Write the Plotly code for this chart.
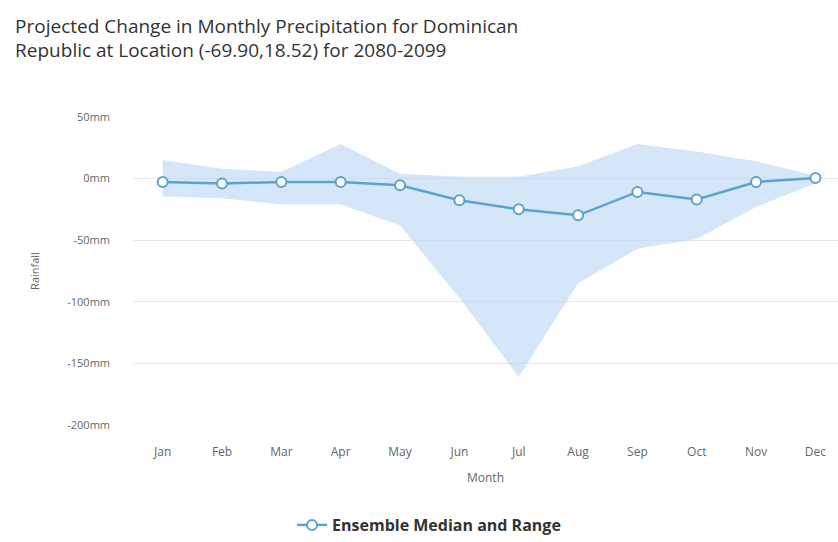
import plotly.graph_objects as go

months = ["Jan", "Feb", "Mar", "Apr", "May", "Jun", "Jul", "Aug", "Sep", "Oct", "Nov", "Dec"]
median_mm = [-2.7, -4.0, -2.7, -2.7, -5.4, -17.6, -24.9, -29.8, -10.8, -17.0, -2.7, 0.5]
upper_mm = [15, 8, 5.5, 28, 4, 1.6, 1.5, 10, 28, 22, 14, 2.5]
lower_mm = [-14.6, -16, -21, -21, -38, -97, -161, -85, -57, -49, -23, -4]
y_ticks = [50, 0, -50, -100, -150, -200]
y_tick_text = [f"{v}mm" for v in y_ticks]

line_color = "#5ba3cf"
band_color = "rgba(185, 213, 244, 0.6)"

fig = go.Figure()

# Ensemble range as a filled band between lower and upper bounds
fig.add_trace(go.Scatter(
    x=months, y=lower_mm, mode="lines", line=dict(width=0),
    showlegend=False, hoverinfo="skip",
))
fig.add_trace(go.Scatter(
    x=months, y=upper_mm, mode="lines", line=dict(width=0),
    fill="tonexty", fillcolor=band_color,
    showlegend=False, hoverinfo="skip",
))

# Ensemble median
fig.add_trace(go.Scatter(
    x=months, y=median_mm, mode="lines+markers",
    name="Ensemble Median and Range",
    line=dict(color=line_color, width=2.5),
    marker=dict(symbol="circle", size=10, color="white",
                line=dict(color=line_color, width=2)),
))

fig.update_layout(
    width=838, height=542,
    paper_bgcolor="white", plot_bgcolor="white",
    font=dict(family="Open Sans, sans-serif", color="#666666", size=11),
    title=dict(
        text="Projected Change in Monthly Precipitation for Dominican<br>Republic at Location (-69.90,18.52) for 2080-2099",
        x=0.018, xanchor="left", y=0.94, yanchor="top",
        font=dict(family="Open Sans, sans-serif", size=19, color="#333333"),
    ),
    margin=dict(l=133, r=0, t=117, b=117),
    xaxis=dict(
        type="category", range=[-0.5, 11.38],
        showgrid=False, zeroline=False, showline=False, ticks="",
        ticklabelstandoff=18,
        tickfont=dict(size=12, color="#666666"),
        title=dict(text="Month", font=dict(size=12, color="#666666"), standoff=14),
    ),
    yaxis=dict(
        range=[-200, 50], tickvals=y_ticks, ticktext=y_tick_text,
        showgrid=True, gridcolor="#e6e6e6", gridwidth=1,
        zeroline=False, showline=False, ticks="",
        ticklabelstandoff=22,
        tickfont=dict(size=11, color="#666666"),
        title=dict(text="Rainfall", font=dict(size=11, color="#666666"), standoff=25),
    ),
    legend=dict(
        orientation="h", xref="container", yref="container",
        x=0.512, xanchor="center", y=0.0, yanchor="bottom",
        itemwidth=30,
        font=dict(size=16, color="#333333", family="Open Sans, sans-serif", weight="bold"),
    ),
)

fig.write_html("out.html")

* * *

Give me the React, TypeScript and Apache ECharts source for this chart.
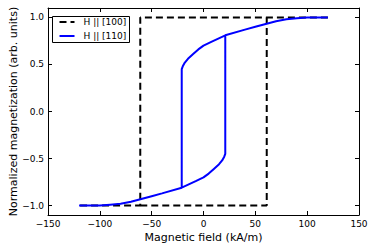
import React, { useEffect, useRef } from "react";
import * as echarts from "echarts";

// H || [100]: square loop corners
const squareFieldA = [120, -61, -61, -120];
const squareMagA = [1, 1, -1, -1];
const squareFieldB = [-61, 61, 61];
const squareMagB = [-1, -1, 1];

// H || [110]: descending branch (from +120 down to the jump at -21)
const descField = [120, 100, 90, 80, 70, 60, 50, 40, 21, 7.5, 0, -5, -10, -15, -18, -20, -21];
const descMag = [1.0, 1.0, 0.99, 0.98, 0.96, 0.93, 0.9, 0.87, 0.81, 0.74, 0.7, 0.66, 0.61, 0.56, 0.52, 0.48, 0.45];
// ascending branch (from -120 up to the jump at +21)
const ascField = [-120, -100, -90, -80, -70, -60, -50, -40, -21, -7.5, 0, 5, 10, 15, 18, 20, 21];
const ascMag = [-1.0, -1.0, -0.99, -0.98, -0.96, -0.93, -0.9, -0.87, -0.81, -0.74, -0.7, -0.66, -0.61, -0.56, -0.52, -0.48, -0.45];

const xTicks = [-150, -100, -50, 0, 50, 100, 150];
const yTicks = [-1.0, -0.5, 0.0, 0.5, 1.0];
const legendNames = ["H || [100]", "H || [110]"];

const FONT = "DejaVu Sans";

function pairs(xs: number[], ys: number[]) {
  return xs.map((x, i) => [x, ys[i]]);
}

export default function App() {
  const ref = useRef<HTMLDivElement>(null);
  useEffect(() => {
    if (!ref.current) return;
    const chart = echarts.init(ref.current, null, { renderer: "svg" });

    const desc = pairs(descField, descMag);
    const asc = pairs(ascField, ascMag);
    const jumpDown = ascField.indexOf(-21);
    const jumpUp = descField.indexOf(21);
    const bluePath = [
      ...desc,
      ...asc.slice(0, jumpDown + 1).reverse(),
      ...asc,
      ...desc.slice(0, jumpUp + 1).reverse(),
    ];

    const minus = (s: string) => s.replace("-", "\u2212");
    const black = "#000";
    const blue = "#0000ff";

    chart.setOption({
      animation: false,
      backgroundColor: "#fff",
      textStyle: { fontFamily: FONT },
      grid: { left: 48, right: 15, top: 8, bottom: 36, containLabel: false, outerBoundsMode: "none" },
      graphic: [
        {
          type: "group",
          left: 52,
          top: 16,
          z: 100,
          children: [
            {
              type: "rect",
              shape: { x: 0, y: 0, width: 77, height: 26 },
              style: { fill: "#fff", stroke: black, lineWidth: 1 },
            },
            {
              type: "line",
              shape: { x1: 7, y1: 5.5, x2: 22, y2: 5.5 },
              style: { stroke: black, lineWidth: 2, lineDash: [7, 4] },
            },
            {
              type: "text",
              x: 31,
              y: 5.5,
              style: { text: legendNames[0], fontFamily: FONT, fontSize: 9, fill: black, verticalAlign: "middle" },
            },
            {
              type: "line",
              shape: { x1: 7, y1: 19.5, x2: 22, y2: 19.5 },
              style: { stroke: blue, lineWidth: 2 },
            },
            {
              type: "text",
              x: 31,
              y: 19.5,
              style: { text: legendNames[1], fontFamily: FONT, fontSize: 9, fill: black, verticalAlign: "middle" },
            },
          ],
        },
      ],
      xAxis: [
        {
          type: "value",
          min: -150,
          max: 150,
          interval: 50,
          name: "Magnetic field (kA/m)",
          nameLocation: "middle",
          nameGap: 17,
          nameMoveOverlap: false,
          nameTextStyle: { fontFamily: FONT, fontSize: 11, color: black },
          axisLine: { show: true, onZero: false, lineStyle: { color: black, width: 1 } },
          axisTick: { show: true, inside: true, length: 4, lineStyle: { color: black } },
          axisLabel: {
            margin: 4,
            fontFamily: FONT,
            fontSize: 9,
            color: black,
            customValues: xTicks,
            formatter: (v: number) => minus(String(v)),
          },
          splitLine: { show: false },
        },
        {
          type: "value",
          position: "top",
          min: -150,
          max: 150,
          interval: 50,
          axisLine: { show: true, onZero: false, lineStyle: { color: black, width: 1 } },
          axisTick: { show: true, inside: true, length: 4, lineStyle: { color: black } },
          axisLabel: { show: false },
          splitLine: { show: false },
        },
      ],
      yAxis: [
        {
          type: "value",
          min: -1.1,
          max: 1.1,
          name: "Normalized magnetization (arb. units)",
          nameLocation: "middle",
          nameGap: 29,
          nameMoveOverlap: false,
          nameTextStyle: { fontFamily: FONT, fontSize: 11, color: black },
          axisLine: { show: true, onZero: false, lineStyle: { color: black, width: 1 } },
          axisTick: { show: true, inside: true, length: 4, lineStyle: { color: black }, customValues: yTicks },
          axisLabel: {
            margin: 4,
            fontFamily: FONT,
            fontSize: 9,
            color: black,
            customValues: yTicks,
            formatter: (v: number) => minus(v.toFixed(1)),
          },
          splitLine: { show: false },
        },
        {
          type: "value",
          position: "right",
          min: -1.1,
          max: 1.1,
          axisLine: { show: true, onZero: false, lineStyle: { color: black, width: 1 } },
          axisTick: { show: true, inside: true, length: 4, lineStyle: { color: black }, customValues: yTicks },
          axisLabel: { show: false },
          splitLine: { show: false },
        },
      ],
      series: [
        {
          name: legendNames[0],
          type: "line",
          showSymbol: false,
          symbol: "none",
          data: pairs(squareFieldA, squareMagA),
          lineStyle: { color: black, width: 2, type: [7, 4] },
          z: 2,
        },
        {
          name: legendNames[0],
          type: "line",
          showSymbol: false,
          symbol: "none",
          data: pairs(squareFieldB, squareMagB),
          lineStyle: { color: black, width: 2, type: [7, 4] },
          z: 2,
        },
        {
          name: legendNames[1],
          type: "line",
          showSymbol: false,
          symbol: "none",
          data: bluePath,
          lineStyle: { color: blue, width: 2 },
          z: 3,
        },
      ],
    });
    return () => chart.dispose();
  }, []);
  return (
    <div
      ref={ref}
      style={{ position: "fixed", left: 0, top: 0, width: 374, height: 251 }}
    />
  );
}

> **PROMPT**
Skip the pictures and repeat, word for word, the lines from the one containing "Give me the" to the one containing "const squareMagB = [-1, -1, 1];", keeping both of those lines.

> **THE SOLUTION**
Give me the React, TypeScript and Apache ECharts source for this chart.
import React, { useEffect, useRef } from "react";
import * as echarts from "echarts";

// H || [100]: square loop corners
const squareFieldA = [120, -61, -61, -120];
const squareMagA = [1, 1, -1, -1];
const squareFieldB = [-61, 61, 61];
const squareMagB = [-1, -1, 1];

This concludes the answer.